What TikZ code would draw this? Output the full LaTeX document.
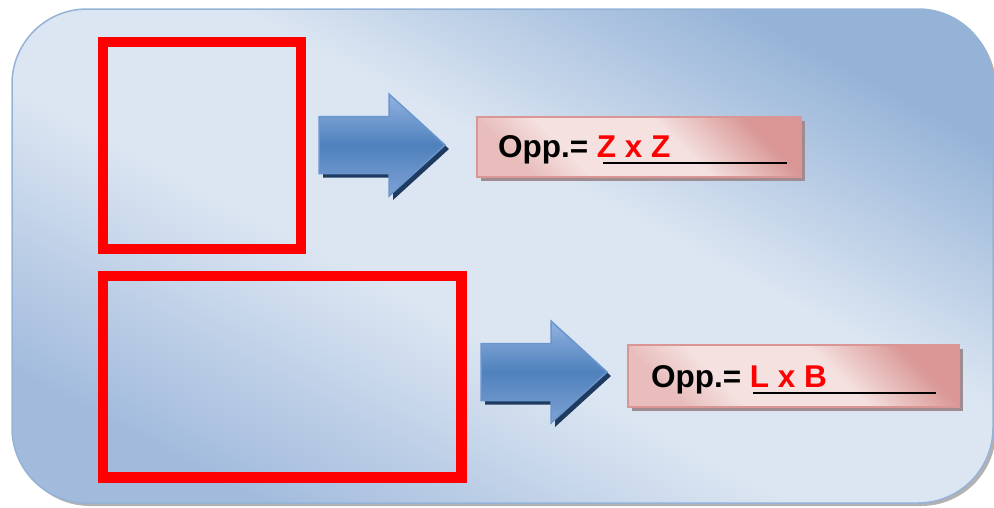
\documentclass[tikz,border=0pt]{standalone}
\usepackage{fontspec}
\setmainfont{Liberation Sans}
\definecolor{paneldark}{HTML}{95B3D7}
\definecolor{panelbl}{HTML}{A2BBDD}
\definecolor{panellight}{HTML}{DCE6F2}
\definecolor{panelline}{HTML}{95B3D7}
\definecolor{pinkdark}{HTML}{D99694}
\definecolor{pinkmid}{HTML}{E8BDBC}
\definecolor{pinklight}{HTML}{F4E1E0}
\definecolor{pinkline}{HTML}{D99694}
\definecolor{pinkshadow}{HTML}{9E8C90}
\definecolor{arrtop}{HTML}{93B3E0}
\definecolor{arrmid}{HTML}{4F81BD}
\definecolor{arrbot}{HTML}{7FA2D5}
\definecolor{arrline}{HTML}{6A96CE}
\definecolor{arrshadow}{HTML}{1F3A5F}
\pgfdeclareverticalshading{panelshade}{100bp}{color(0bp)=(panelbl); color(25bp)=(panelbl); color(44bp)=(panellight); color(57bp)=(panellight); color(75bp)=(paneldark); color(100bp)=(paneldark)}
\pgfdeclareverticalshading{pinkshade}{100bp}{color(0bp)=(pinkmid); color(25bp)=(pinkmid); color(36bp)=(pinklight); color(58bp)=(pinklight); color(75bp)=(pinkdark); color(100bp)=(pinkdark)}
\begin{document}
\begin{tikzpicture}[x=1pt,y=-1pt,
  redbox/.style={draw=red, line width=10.5pt, inner sep=0pt, outer sep=0pt},
  formbox/.style={draw=pinkline, line width=1.8pt, inner sep=0pt, outer sep=0pt,
    shading=pinkshade, shading angle=-45},
  formshadow/.style={fill=pinkshadow, inner sep=0pt, outer sep=0pt},
  formtext/.style={font=\fontsize{31.5}{38}\selectfont\bfseries, inner sep=0pt, outer sep=0pt, anchor=base west},
  uline/.style={line width=2.2pt, black},
  bigarrow/.pic={
    \fill[arrshadow] (4,-24.5) -- (74,-24.5) -- (74,-47) -- (130,4) -- (74,55) -- (74,32.5) -- (4,32.5) -- cycle;
    \draw[arrline, line width=1.5pt, shading=axis, top color=arrtop, bottom color=arrbot, middle color=arrmid, line join=miter]
      (0,-28.5) -- (70,-28.5) -- (70,-51) -- (126,0) -- (70,51) -- (70,28.5) -- (0,28.5) -- cycle;
  }]
\useasboundingbox (0,0) rectangle (994,507);
% panel
\fill[gray!60, rounded corners=75pt] (15,12) rectangle (996,506);
\draw[panelline, line width=1.5pt, rounded corners=75pt, shading=panelshade, shading angle=-28]
  (12,9) rectangle (993,503);
% red rectangles
\node[redbox, minimum width=198pt, minimum height=207pt] (sq) at (202,145.5) {};
\node[redbox, minimum width=358.5pt, minimum height=201.5pt] (rect) at (282.25,376.75) {};
% arrows
\pic at (319,145) {bigarrow};
\pic at (481,372) {bigarrow};
% formula boxes
\node[formshadow, minimum width=324pt, minimum height=60pt] (b1s) at (643,151) {};
\node[formbox, minimum width=324pt, minimum height=60pt] (b1) at (639,147) {};
\node[formshadow, minimum width=331pt, minimum height=62pt] (b2s) at (797.5,380) {};
\node[formbox, minimum width=331pt, minimum height=62pt] (b2) at (793.5,376) {};
% texts
\node[formtext] (t1) at (498,157) {Opp.= \textcolor{red}{Z x Z}};
\coordinate (u1a) at (603,163);
\coordinate (u1b) at (787,163);
\draw[uline] (u1a) -- (u1b);
\node[formtext] (t2) at (651,387) {Opp.= \textcolor{red}{L x B}};
\coordinate (u2a) at (753,393);
\coordinate (u2b) at (936,393);
\draw[uline] (u2a) -- (u2b);
\end{tikzpicture}
\end{document}
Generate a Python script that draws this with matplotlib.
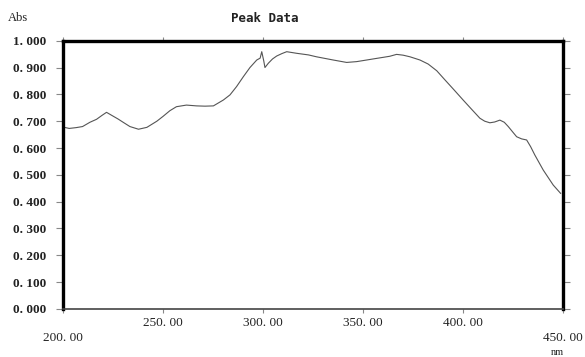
import matplotlib
matplotlib.use("Agg")
import matplotlib.pyplot as plt

# spectrum (nm, Abs)
wavelength = [200.0, 203.0, 206.5, 209.7, 213.4, 216.7, 219.5, 221.7, 224.7, 227.5,
              230.0, 233.4, 237.7, 241.9, 246.9, 250.0, 253.4, 256.7, 261.7, 266.8,
              271.0, 275.2, 280.2, 283.5, 286.8, 290.2, 293.5, 296.9, 298.6, 299.4,
              300.4, 301.0, 302.7, 304.8, 306.9, 309.5, 311.9, 316.9, 322.8, 326.8,
              331.0, 335.2, 341.9, 346.9, 351.9, 356.0, 360.2, 363.5, 366.9, 370.2,
              373.6, 378.6, 382.7, 387.0, 391.1, 395.5, 400.2, 404.5, 408.6, 411.0,
              413.6, 416.0, 418.6, 420.8, 422.8, 425.0, 427.0, 429.5, 432.0, 434.0,
              436.1, 440.3, 445.3, 449.0]
absorbance = [0.678, 0.673, 0.676, 0.680, 0.696, 0.707, 0.722, 0.733, 0.720, 0.708,
              0.696, 0.680, 0.670, 0.677, 0.700, 0.718, 0.739, 0.754, 0.760, 0.757,
              0.756, 0.757, 0.779, 0.798, 0.829, 0.866, 0.900, 0.928, 0.935, 0.959,
              0.925, 0.900, 0.916, 0.932, 0.943, 0.952, 0.959, 0.953, 0.947, 0.940,
              0.934, 0.928, 0.919, 0.922, 0.928, 0.933, 0.938, 0.942, 0.949, 0.946,
              0.940, 0.928, 0.913, 0.888, 0.854, 0.818, 0.779, 0.744, 0.711, 0.700,
              0.694, 0.697, 0.704, 0.696, 0.680, 0.660, 0.642, 0.634, 0.630, 0.605,
              0.574, 0.518, 0.462, 0.431]

y_ticks = [0.0, 0.1, 0.2, 0.3, 0.4, 0.5, 0.6, 0.7, 0.8, 0.9, 1.0]
y_labels = ["0. 000", "0. 100", "0. 200", "0. 300", "0. 400", "0. 500",
            "0. 600", "0. 700", "0. 800", "0. 900", "1. 000"]
x_ticks = [200, 250, 300, 350, 400, 450]
x_labels = ["200. 00", "250. 00", "300. 00", "350. 00", "400. 00", "450. 00"]

plt.rcParams['font.family'] = ['Liberation Serif', 'DejaVu Serif']

fig = plt.figure(figsize=(5.85, 3.57), dpi=100)
ax = fig.add_axes([0.108, 0.1345, 0.8537, 0.7515])

ax.plot(wavelength, absorbance, color='#555555', lw=0.8)

ax.set_xlim(200, 450)
ax.set_ylim(0, 1.0)

# y ticks on both sides, outward
ax.set_yticks(y_ticks)
ax.set_yticklabels(y_labels, fontsize=9.5, fontweight='bold', color='#222222')
ax.tick_params(axis='y', which='both', direction='out', length=5, width=0.8,
               color='#888888', pad=7, right=True)

# x ticks: middle labels normal, end labels dropped lower
ax.set_xticks(x_ticks)
ax.set_xticklabels(["", "250. 00", "300. 00", "350. 00", "400. 00", ""],
                   fontsize=9.5, color='#222222')
ax.tick_params(axis='x', which='both', direction='out', length=3, width=0.8,
               color='#888888', pad=3, top=True)
for xv, lab in [(x_ticks[0], x_labels[0]), (x_ticks[-1], x_labels[-1])]:
    ax.annotate(lab, xy=(xv, 0), xycoords=('data', 'axes fraction'),
                xytext=(0, -21), textcoords='offset points', ha='center',
                va='center', fontsize=9.5, color='#222222')
ax.annotate("nm", xy=(450, 0), xycoords=('data', 'axes fraction'),
            xytext=(-4, -31), textcoords='offset points', ha='center',
            va='center', fontsize=7.5, color='#222222')

# frame: heavy left/top/right, light bottom
for side in ['left', 'top', 'right']:
    ax.spines[side].set_linewidth(2.4)
    ax.spines[side].set_color('black')
ax.spines['bottom'].set_linewidth(1.2)
ax.spines['bottom'].set_color('#444444')

fig.text(8 / 585, 1 - 18 / 357, "Abs", fontsize=9, color='#222222', va='center')
fig.text(265 / 585, 1 - 18 / 357, "Peak Data", fontsize=9, fontweight='bold',
         family='DejaVu Sans Mono', color='#222222', va='center', ha='center')

fig.savefig("out.png", dpi=100)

EXERCISE AIM » From the material above, reproduce only what runs from the line holding "Generate a Python" down to the line holding "import matplotlib.pyplot as plt", both included, pictures excluded.

SOLVED EXERCISE »
Generate a Python script that draws this with matplotlib.
import matplotlib
matplotlib.use("Agg")
import matplotlib.pyplot as plt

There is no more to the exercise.